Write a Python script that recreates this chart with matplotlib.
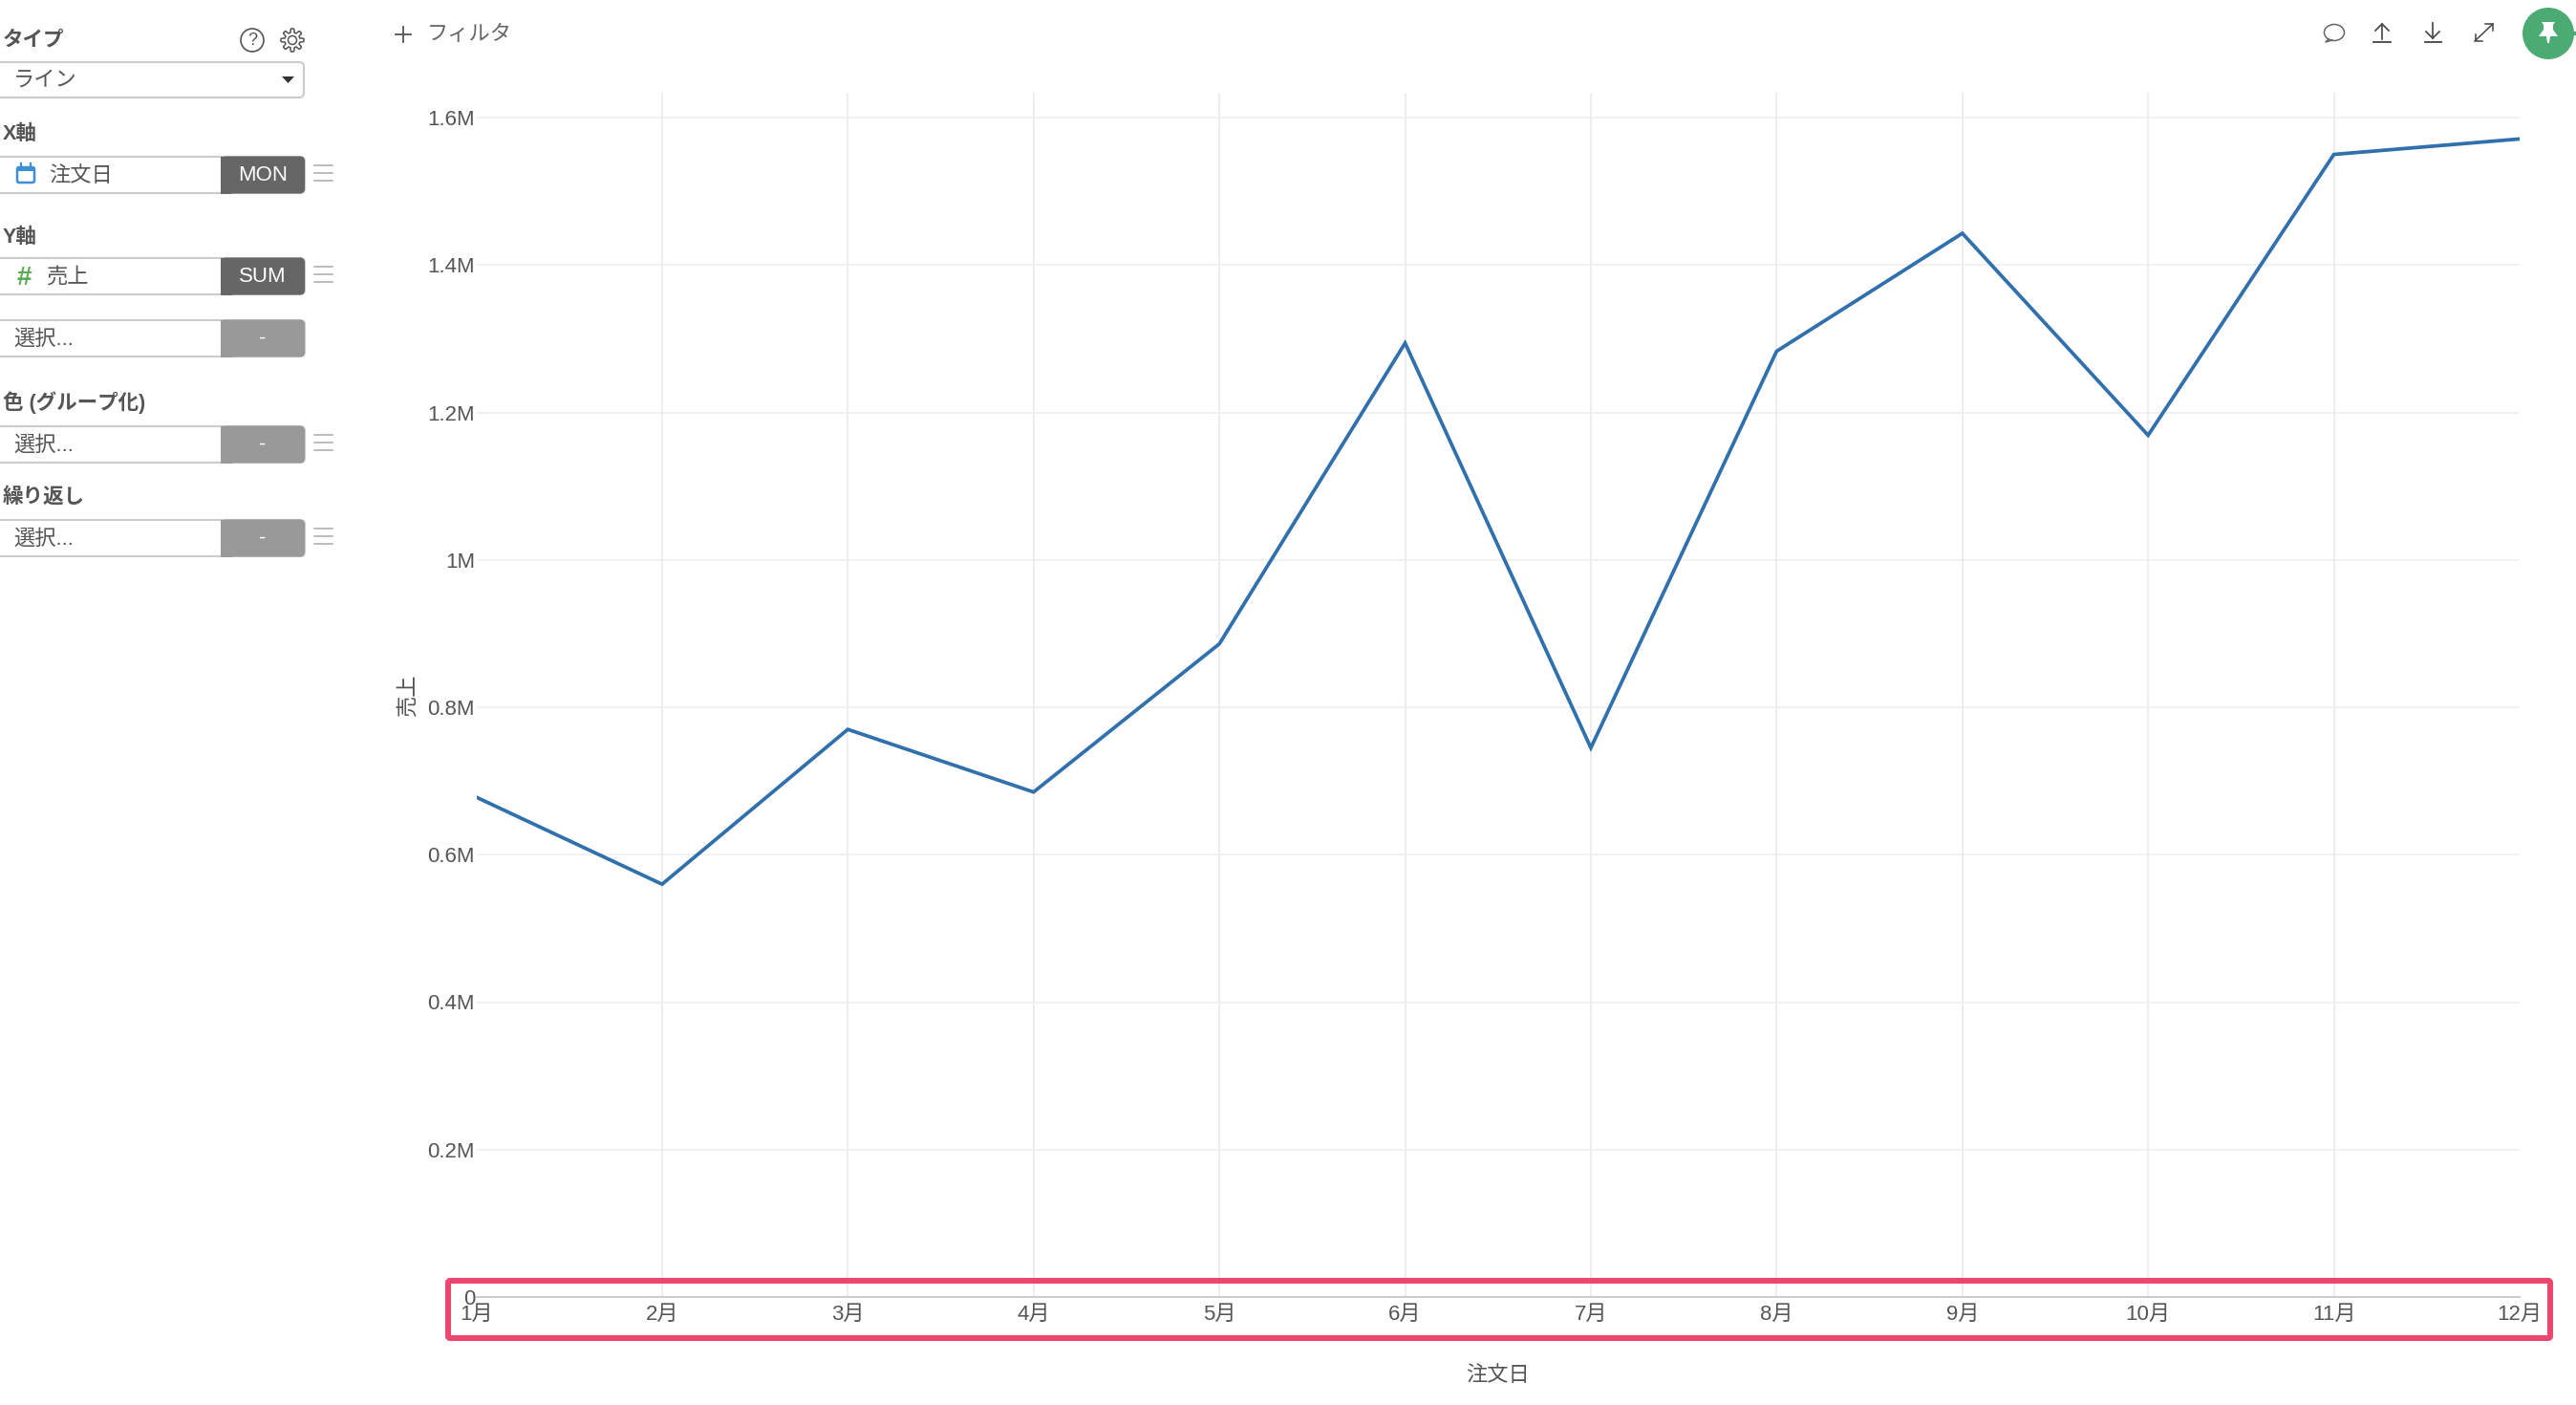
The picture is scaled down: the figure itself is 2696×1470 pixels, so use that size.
import matplotlib
matplotlib.use('Agg')
import matplotlib.pyplot as plt
from matplotlib.patches import Circle, Ellipse, FancyBboxPatch, Polygon, Rectangle
import numpy as np

# 月別の売上
months = ['1月', '2月', '3月', '4月', '5月', '6月', '7月', '8月', '9月', '10月', '11月', '12月']
sales = [678000, 560000, 770000, 685000, 886000, 1294000,
         745000, 1283000, 1443000, 1169000, 1550000, 1571000]
y_ticks = [0, 200000, 400000, 600000, 800000, 1000000, 1200000, 1400000, 1600000]
y_tick_labels = ['0', '0.2M', '0.4M', '0.6M', '0.8M', '1M', '1.2M', '1.4M', '1.6M']
x_title = '注文日'
y_title = '売上'

W, H = 2696, 1470
FONT = ['Liberation Sans', 'Noto Sans CJK JP', 'DejaVu Sans']
TEXT = '#555555'
GRID = '#eeeeee'
plt.rcParams['font.family'] = FONT


def field(ax, top, left_text, btn_text, btn_color, menu=True, icon_x=None):
    # サイドバーの入力欄とボタン
    mid = top + 19
    ax.add_patch(FancyBboxPatch((-4, top), 323, 38, boxstyle='round,pad=0,rounding_size=5',
                                fc='white', ec='#cccccc', lw=1.5))
    ax.add_patch(FancyBboxPatch((231, top - 0.5), 88, 39, boxstyle='round,pad=0,rounding_size=5',
                                fc=btn_color, ec='none'))
    ax.add_patch(Rectangle((231, top - 0.5), 12, 39, fc=btn_color, ec='none'))
    ax.text(icon_x if icon_x else 14, mid + 1, left_text, fontsize=16, color=TEXT, va='center', ha='left')
    ax.text(275, mid, btn_text, fontsize=16, color='white', va='center', ha='center')
    if menu:
        for dy in (-8, 0, 8):
            ax.plot([329, 348], [mid - 2 + dy] * 2, color='#aaaaaa', lw=1.1)


def draw_sidebar(ax):
    labels = [('タイプ', 42), ('X軸', 140), ('Y軸', 248), ('色 (グループ化)', 421), ('繰り返し', 520)]
    for text, y in labels:
        ax.text(3, y, text, fontsize=15.5, fontweight='bold', color=TEXT, va='center', ha='left')

    # タイプの選択欄
    ax.add_patch(FancyBboxPatch((-4, 65), 322, 37, boxstyle='round,pad=0,rounding_size=5',
                                fc='white', ec='#cccccc', lw=1.5))
    ax.text(14, 84, 'ライン', fontsize=16, color=TEXT, va='center', ha='left')
    ax.add_patch(Polygon([[295, 80], [308, 80], [301.5, 87]], fc='#333333', ec='none'))

    # ヘルプと設定のアイコン
    ax.add_patch(Circle((264, 42), 12, fc='none', ec=TEXT, lw=1.2))
    ax.text(264, 42, '?', fontsize=13, color=TEXT, va='center', ha='center')
    t = np.linspace(0, 2 * np.pi, 161)
    r = 10 + 2 * np.clip(2.2 * np.cos(8 * t), -1, 1)
    ax.add_patch(Polygon(np.c_[306 + r * np.cos(t), 42 + r * np.sin(t)], fc='none', ec=TEXT, lw=1.1))
    ax.add_patch(Circle((306, 42), 4.5, fc='none', ec=TEXT, lw=1.1))

    field(ax, 164, '注文日', 'MON', '#666666', icon_x=51)
    field(ax, 270, '売上', 'SUM', '#666666', icon_x=49)
    field(ax, 335, '選択...', '-', '#999999', menu=False)
    field(ax, 446, '選択...', '-', '#999999')
    field(ax, 544, '選択...', '-', '#999999')

    # カレンダーと # のアイコン
    ax.add_patch(FancyBboxPatch((18, 175), 18, 16, boxstyle='round,pad=0,rounding_size=2',
                                fc='white', ec='#3d8fd6', lw=1.8))
    ax.add_patch(Rectangle((18, 175), 18, 4, fc='#3d8fd6', ec='none'))
    for x in (22, 32):
        ax.plot([x, x], [171, 176], color='#3d8fd6', lw=1.6)
    ax.text(25, 291, '#', fontsize=20, fontweight='bold', color='#5cab55', va='center', ha='center')


def draw_toolbar(ax):
    ax.plot([414, 430], [36, 36], color=TEXT, lw=1.3)
    ax.plot([422, 422], [28, 44], color=TEXT, lw=1.3)
    ax.text(447, 36, 'フィルタ', fontsize=16, color='#666666', va='center', ha='left')

    # コメント
    ax.add_patch(Ellipse((2443, 34), 21, 17, fc='none', ec='#666666', lw=1.1))
    ax.plot([2437, 2434, 2441], [41, 44, 42], color='#666666', lw=1.1)
    # アップロード / ダウンロード
    ax.plot([2484, 2502], [43.5, 43.5], color='#444444', lw=1.3)
    ax.plot([2493, 2493], [25, 41], color='#444444', lw=1.2)
    ax.plot([2486, 2493, 2500], [32, 25, 32], color='#444444', lw=1.2)
    ax.plot([2538, 2555], [43.5, 43.5], color='#444444', lw=1.3)
    ax.plot([2546, 2546], [24, 40], color='#444444', lw=1.2)
    ax.plot([2539, 2546, 2553], [33, 40, 33], color='#444444', lw=1.2)
    # 拡大
    ax.plot([2590, 2609], [43, 25], color='#444444', lw=1.1)
    ax.plot([2591, 2591, 2598], [36, 43, 43], color='#444444', lw=1.1)
    ax.plot([2601, 2609, 2609], [25, 25, 32], color='#444444', lw=1.1)
    # ピン
    ax.add_patch(Circle((2667, 35), 27, fc='#4caa73', ec='none'))
    ax.add_patch(Rectangle((2692, 33), 4, 4, fc='#4caa73', ec='none'))
    ax.add_patch(Polygon([[2660, 23], [2674, 23], [2672, 26], [2672, 31], [2677, 38], [2669, 38],
                          [2668, 45], [2666, 45], [2665, 38], [2657, 38], [2662, 31], [2662, 26]],
                         fc='white', ec='none'))


def main():
    fig = plt.figure(figsize=(W / 100, H / 100), dpi=100, facecolor='white')

    # グラフ本体
    left, right, top, bottom = 498.5, 2637, 97, 1357
    ax = fig.add_axes([left / W, 1 - bottom / H, (right - left) / W, (bottom - top) / H])
    ax.plot(range(len(months)), sales, color='#3070ac', lw=2.7, solid_joinstyle='miter', zorder=3)
    ax.set_xlim(0, len(months) - 1)
    ax.set_ylim(0, 1600000 * (bottom - top) / 1234)
    ax.set_xticks(range(len(months)))
    ax.set_xticklabels(months)
    ax.set_yticks(y_ticks)
    ax.set_yticklabels(y_tick_labels)
    ax.tick_params(axis='both', length=0, labelsize=16, labelcolor=TEXT)
    ax.tick_params(axis='x', pad=5.5)
    ax.tick_params(axis='y', pad=1)
    ax.grid(axis='x', color=GRID, lw=1.4)
    ax.grid(axis='y', color=GRID, lw=1.1)
    # 両端の縦線は元の図にない
    ax.get_xgridlines()[0].set_visible(False)
    ax.get_xgridlines()[-1].set_visible(False)
    ax.set_axisbelow(True)
    for name in ('top', 'right', 'left'):
        ax.spines[name].set_visible(False)
    ax.spines['bottom'].set_color('#c8c8c8')
    ax.spines['bottom'].set_linewidth(1.3)
    ax.set_xlabel(x_title, fontsize=16, color=TEXT, labelpad=31)
    ax.set_ylabel(y_title, fontsize=16, color=TEXT, labelpad=7)

    # サイドバーなどの画面部品(ピクセル座標)
    ui = fig.add_axes([0, 0, 1, 1], zorder=5)
    ui.set_xlim(0, W)
    ui.set_ylim(H, 0)
    ui.axis('off')
    ui.patch.set_alpha(0)
    draw_sidebar(ui)
    draw_toolbar(ui)
    # 赤い枠
    ui.add_patch(FancyBboxPatch((469, 1340), 2200, 60, boxstyle='round,pad=0,rounding_size=2',
                                fc='none', ec='#ec4670', lw=4.3))

    fig.savefig('out.png', dpi=100)


if __name__ == "__main__":
    main()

-=-=-=-=-

Exercise details.
Go through the listing above and list every line that has the word "figure".

Full response.
The picture is scaled down: the figure itself is 2696×1470 pixels, so use that size.
    fig = plt.figure(figsize=(W / 100, H / 100), dpi=100, facecolor='white')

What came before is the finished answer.